Direction: Copy the lines from the start of the records below through the line containing "const FS = 21;", both included, and leave out the pictures.

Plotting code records
----
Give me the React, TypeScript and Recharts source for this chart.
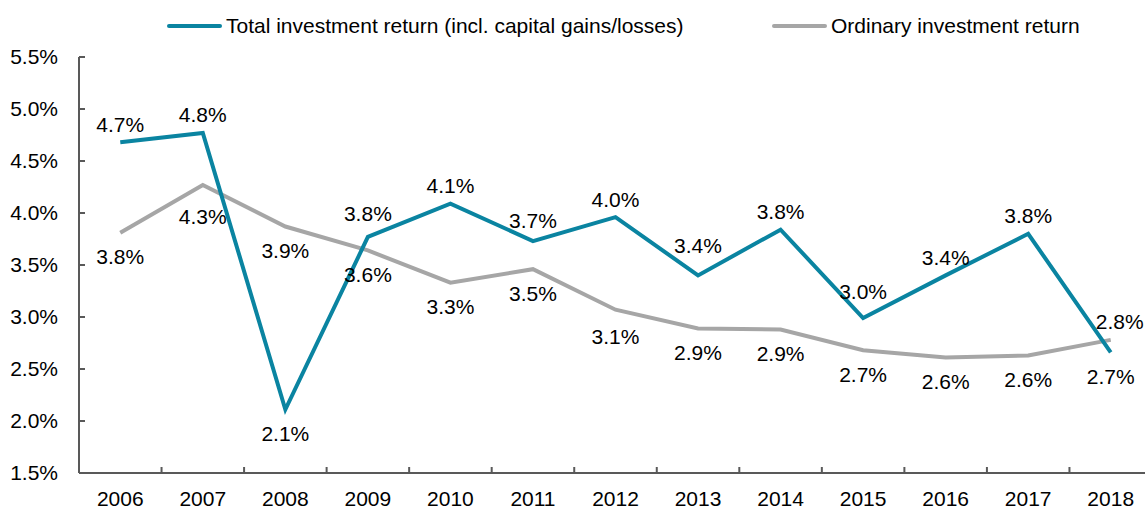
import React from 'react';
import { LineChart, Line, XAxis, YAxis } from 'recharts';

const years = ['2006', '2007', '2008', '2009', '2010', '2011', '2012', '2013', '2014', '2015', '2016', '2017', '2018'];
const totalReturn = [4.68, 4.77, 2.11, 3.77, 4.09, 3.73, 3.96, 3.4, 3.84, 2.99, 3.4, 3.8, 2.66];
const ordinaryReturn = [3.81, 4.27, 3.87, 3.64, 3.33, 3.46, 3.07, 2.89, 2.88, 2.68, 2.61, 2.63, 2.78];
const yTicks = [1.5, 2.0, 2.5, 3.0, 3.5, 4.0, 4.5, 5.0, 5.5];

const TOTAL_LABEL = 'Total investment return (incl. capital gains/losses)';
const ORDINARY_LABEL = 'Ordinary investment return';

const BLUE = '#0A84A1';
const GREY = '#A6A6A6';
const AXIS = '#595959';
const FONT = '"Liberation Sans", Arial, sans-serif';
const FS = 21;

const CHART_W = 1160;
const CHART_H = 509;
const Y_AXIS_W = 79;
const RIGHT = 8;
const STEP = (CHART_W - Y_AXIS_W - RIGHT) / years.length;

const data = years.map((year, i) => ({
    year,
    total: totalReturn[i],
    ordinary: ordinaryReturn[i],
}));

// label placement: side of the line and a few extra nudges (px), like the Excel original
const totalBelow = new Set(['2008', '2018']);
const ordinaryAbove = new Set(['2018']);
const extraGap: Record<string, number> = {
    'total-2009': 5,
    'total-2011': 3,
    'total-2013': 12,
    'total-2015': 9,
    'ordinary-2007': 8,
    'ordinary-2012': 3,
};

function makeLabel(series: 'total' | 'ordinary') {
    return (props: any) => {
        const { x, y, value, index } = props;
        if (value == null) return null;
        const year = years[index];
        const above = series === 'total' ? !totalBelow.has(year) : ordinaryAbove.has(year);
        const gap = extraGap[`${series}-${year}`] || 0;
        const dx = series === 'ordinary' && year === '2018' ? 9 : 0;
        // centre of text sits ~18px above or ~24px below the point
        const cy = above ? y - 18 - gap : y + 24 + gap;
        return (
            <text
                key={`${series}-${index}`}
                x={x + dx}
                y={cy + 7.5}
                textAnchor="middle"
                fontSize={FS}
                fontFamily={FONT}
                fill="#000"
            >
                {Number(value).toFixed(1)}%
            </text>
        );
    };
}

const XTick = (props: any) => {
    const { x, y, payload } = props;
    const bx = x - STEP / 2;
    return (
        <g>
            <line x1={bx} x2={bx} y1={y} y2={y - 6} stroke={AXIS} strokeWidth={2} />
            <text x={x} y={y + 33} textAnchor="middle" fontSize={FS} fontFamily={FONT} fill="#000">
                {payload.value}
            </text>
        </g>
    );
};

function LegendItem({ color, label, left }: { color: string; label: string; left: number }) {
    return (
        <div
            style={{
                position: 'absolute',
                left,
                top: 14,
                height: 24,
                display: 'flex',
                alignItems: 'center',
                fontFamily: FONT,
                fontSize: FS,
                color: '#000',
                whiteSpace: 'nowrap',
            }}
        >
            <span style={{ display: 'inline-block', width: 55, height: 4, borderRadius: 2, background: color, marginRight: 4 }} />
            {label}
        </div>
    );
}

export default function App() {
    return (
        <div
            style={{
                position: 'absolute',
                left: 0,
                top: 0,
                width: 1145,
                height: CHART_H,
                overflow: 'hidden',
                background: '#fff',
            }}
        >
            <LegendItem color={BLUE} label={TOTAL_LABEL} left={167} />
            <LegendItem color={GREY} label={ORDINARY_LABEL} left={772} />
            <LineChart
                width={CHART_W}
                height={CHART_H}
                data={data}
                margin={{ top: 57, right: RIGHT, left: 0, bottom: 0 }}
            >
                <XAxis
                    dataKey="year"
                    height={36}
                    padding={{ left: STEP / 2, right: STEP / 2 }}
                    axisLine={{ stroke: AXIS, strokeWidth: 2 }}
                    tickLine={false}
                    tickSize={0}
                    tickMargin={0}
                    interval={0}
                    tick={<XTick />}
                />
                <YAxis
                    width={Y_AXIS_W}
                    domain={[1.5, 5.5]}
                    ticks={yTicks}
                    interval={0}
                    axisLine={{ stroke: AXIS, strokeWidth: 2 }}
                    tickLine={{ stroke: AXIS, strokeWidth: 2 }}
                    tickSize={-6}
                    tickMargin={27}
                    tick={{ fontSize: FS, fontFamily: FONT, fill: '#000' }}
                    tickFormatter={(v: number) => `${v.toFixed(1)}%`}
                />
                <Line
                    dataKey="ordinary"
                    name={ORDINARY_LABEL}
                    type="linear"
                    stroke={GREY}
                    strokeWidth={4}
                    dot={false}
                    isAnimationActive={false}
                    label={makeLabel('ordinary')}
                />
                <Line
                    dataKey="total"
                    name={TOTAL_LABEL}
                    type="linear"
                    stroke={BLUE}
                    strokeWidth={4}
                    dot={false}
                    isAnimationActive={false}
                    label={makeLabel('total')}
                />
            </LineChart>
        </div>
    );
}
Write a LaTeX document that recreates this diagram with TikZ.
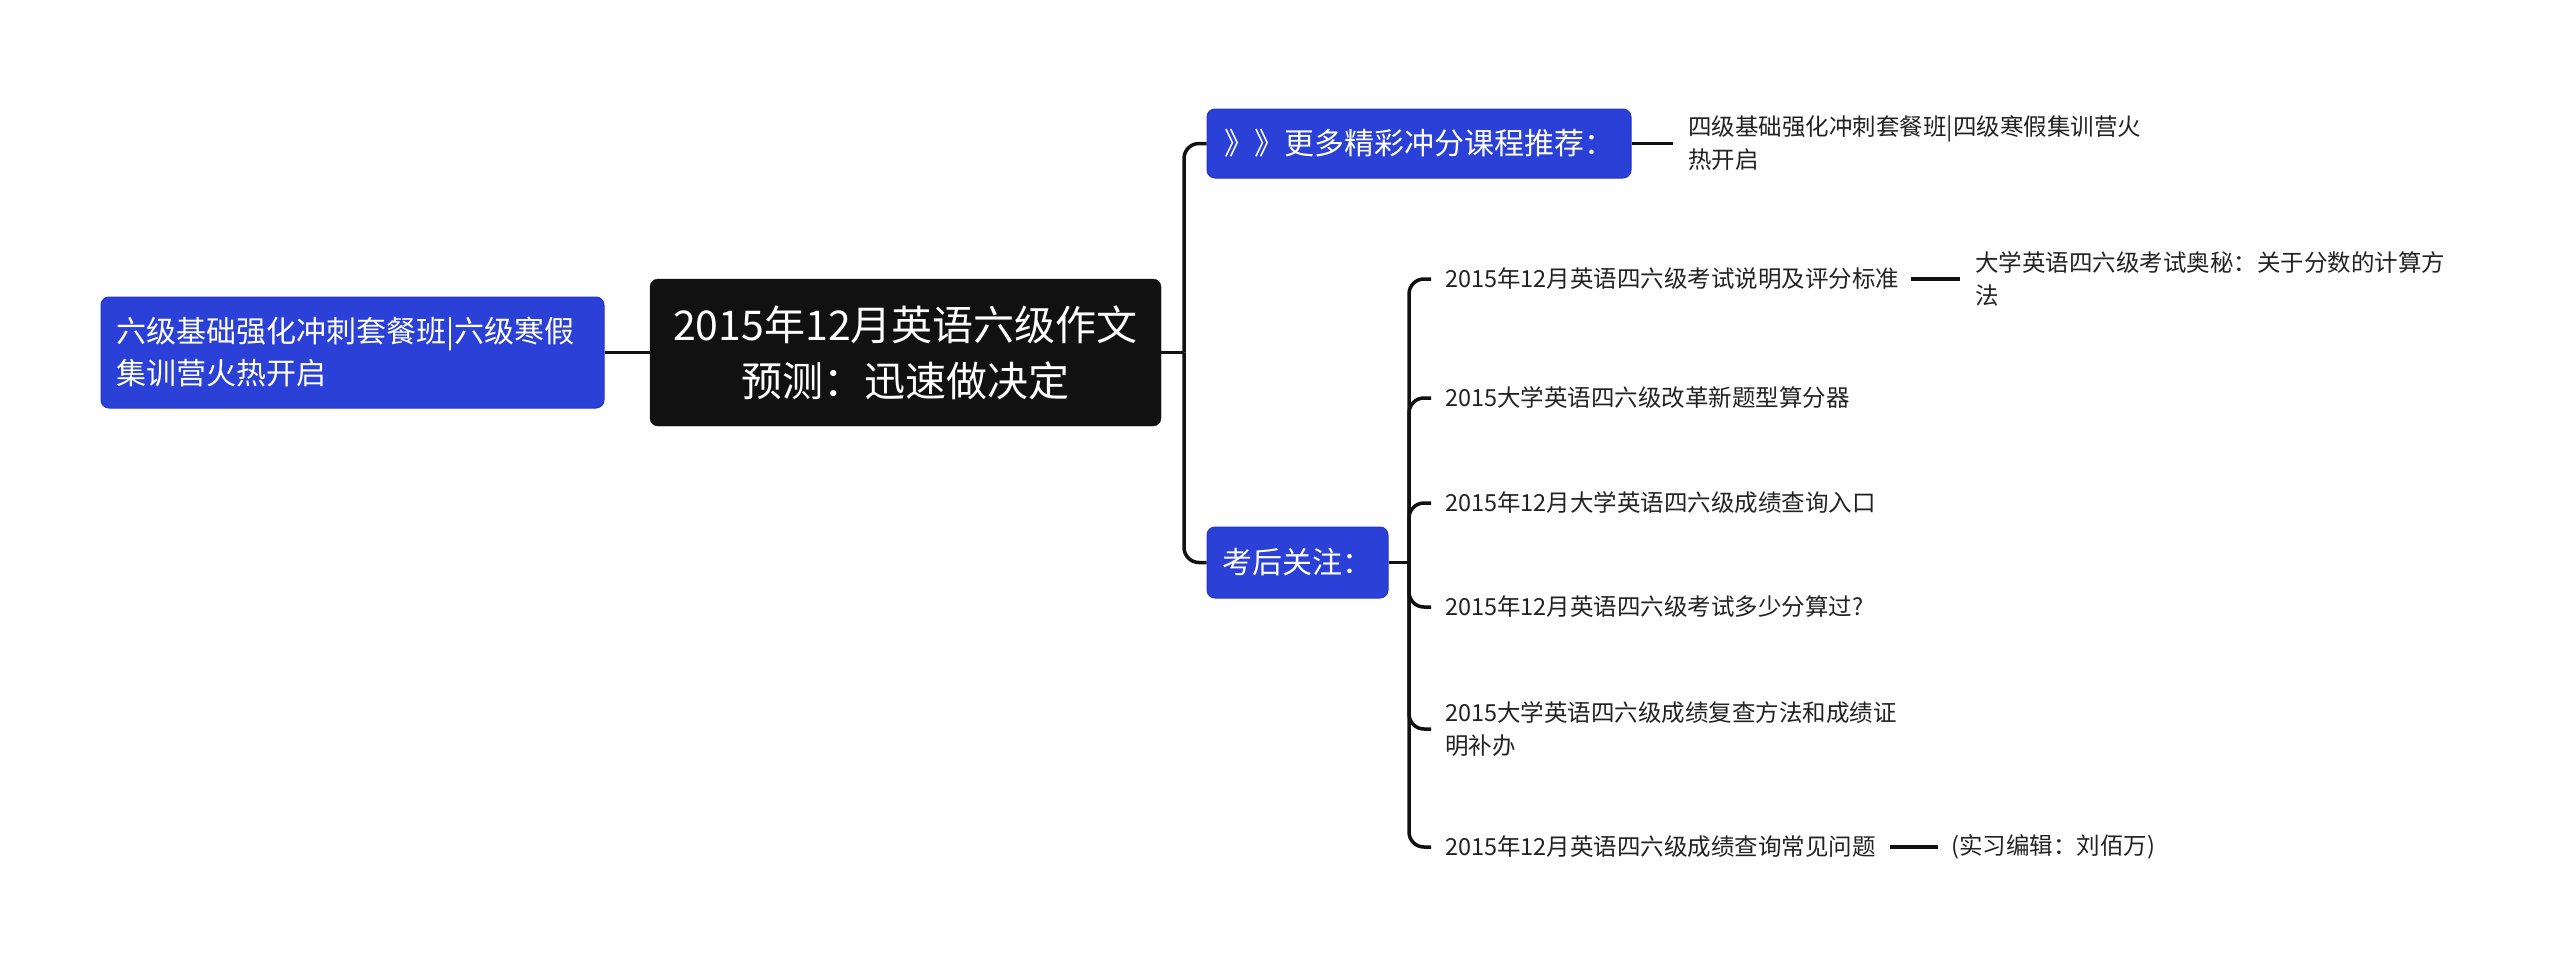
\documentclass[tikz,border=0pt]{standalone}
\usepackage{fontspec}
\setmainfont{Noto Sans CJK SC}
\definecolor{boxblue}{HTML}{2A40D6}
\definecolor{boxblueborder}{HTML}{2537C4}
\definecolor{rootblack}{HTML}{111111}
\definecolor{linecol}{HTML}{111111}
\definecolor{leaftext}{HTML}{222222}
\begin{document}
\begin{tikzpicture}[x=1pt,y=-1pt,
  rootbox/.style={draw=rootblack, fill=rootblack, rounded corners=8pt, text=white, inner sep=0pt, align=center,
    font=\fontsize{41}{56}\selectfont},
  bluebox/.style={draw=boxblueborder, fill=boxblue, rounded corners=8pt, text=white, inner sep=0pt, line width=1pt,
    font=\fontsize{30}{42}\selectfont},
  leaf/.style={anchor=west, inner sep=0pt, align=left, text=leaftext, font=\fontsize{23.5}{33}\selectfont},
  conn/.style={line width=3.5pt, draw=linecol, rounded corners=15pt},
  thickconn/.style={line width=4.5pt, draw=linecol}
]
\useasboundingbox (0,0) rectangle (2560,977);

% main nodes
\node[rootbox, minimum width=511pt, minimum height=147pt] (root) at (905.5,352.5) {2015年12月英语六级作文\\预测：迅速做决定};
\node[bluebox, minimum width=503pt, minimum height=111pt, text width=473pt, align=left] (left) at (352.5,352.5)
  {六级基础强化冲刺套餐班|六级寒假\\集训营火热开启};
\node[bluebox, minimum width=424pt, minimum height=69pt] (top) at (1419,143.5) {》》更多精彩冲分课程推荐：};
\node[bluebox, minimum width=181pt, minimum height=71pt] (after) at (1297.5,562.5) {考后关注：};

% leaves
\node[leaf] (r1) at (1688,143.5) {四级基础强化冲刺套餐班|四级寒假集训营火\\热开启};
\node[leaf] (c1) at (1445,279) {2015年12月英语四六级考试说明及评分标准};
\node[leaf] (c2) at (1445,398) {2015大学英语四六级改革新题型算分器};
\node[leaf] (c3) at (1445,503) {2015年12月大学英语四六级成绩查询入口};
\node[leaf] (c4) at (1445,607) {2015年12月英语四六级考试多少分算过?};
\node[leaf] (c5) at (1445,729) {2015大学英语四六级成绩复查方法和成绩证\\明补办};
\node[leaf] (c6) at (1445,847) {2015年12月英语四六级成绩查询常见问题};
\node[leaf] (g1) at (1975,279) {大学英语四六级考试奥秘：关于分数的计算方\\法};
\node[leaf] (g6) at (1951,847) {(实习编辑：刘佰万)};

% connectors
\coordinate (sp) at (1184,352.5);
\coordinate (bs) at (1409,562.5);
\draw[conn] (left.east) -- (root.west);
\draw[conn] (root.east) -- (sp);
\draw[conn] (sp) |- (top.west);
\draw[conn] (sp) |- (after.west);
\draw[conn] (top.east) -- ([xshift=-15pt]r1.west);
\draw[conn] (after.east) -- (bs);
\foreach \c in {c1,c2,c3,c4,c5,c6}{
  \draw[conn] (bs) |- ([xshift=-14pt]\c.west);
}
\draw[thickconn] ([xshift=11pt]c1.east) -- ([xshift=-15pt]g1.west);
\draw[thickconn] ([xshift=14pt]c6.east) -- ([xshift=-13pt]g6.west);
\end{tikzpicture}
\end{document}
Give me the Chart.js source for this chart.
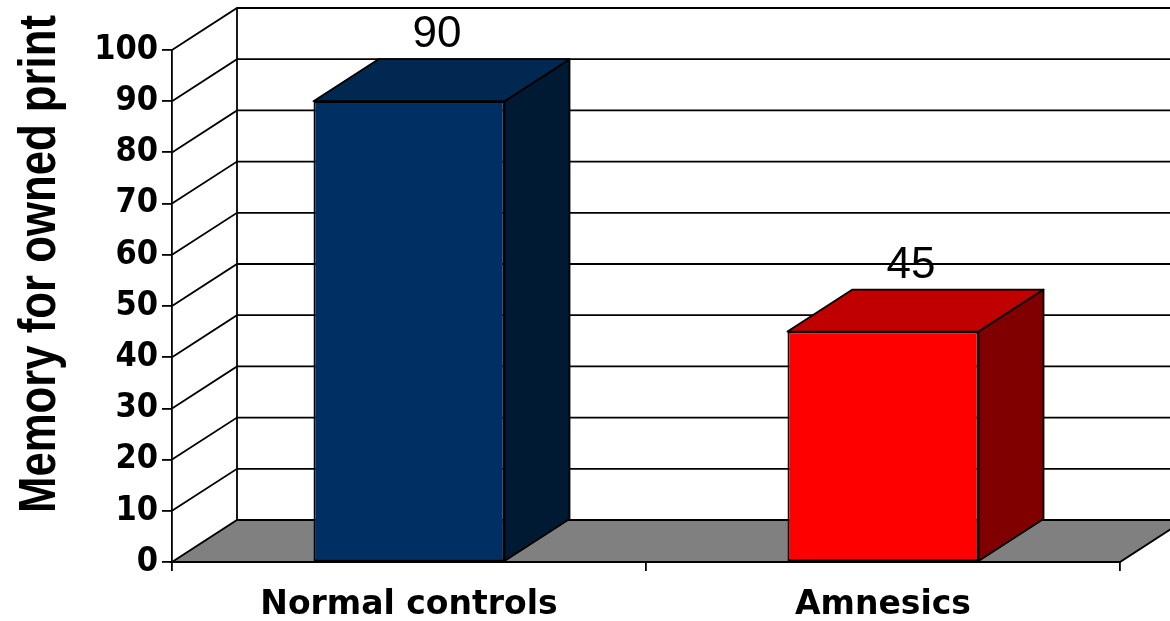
----
Task response:
Give me the React, TypeScript and Recharts source for this chart.
import React from 'react';
import { LineChart, Line, XAxis, YAxis } from 'recharts';

const years = ['2006', '2007', '2008', '2009', '2010', '2011', '2012', '2013', '2014', '2015', '2016', '2017', '2018'];
const totalReturn = [4.68, 4.77, 2.11, 3.77, 4.09, 3.73, 3.96, 3.4, 3.84, 2.99, 3.4, 3.8, 2.66];
const ordinaryReturn = [3.81, 4.27, 3.87, 3.64, 3.33, 3.46, 3.07, 2.89, 2.88, 2.68, 2.61, 2.63, 2.78];
const yTicks = [1.5, 2.0, 2.5, 3.0, 3.5, 4.0, 4.5, 5.0, 5.5];

const TOTAL_LABEL = 'Total investment return (incl. capital gains/losses)';
const ORDINARY_LABEL = 'Ordinary investment return';

const BLUE = '#0A84A1';
const GREY = '#A6A6A6';
const AXIS = '#595959';
const FONT = '"Liberation Sans", Arial, sans-serif';
const FS = 21;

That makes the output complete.